The microcontinent extends about 500 km southwards from the Jan Mayen fracture zone. It is up to 160 km wide. The Jan Mayen Ridge separates the Norwegian Sea (the Norway Basin) from the Greenland Sea.
The microcontinent was identified originally on the basis of being a bathymetric high, a positive free-air gravity anomaly and due to the lack of magnetic anomalies, all indicating that it consisted of continental crust. This interpretation has been confirmed using wide-angle seismic reflection and refraction data, coupled with standard normal incidence seismic reflection data.
The microcontinent consists of the prominent bathymetric high, the Jan Mayen Ridge and several subsidiary ridges and intervening basins towards the south and west. Investigations using seismic reflection and refraction data have identified two passive margin sequences on the two sides of the microcontinent. Faults mapped on seismic reflection data are roughly N-S trending in the northern part becoming SW-NE trending to the south. The crustal thickness reaches a maximum of 16 km on the eastern side of the main ridge.
At the time of the initial break-up along the North Atlantic margin (Aegir Ridge in this area), the Jan Mayen Microcontinent formed part of the passive margin developed along the East Greenland margin.
Towards the end of the Eocene period, at about the time marked by chron 17 (Middle to Late Eocene) a new spreading centre began to propagate northeastwards from the Reykjanes Ridge, forming the Kolbeinsey Ridge. During the period when both the Kolbeinsey and Aegir ridges were active, the microcontinent underwent a 30°–50° anti-clockwise rotation. This was caused by the northeastward propagation of the Kolbeinsey Ridge, with simultaneous reduction in the rate of spreading at the southwestern end of the Aegir Ridge. An alternative but challenged model involves no rotation but the development of several short-lived fracture zones cutting through the microcontinent. With both ridges active the microcontinent was also temporarily a microplate.

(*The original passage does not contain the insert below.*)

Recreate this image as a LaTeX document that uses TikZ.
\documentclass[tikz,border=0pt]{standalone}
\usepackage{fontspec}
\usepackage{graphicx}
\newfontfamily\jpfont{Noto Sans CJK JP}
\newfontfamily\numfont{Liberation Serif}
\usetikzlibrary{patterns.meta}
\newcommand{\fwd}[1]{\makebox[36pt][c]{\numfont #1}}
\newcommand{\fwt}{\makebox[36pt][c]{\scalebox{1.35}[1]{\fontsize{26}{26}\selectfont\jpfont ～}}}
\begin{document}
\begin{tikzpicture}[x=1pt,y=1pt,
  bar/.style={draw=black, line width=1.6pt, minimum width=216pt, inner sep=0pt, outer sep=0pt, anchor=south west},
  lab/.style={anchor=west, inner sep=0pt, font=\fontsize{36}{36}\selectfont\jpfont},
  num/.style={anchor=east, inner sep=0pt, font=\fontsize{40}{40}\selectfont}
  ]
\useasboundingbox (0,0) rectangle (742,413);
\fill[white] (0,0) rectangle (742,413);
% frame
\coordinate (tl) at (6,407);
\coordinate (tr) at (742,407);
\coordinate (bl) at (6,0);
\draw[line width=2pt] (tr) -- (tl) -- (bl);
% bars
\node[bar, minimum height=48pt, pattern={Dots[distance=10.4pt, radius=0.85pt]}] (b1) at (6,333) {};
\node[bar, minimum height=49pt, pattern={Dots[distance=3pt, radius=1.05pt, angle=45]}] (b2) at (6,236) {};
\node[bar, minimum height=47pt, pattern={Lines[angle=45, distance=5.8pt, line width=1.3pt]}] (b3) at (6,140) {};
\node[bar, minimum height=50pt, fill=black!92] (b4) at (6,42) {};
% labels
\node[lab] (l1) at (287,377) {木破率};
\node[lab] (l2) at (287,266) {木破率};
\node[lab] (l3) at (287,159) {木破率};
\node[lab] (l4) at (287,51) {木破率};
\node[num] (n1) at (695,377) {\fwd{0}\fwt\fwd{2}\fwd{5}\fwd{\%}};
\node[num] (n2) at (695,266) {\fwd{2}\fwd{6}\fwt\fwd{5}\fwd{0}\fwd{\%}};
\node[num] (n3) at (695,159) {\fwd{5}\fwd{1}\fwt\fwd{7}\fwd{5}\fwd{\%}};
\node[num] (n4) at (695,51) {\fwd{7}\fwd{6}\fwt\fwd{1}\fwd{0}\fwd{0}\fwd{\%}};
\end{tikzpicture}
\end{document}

The Kolbeinsey Ridge reached the Jan Mayen Fracture Zone and therefore linked up to the Mohns Ridge, at about chron 6 (Late Oligocene to Early Miocene). At this time activity on the Aegir Ridge died away and the microcontinent became part of the Eurasian Plate. The northern end of the microcontinent was affected by renewed displacement on the Jan Mayen Fracture Zone. The volcanic island of Jan Mayen only formed in the Pleistocene, possibly related to a hotspot, known as the Jan Mayen hotspot, at the triple junction at the end of the Mohns Ridge.
The area around the microcontinent has recently become open for licensing for hydrocarbon exploration. Licenses in the southern part, known as the northern Dreki area, have been offered by the National Energy Authority for the Icelandic government and the northern area is being assessed for future petroleum activity by the Norwegian Petroleum Directorate.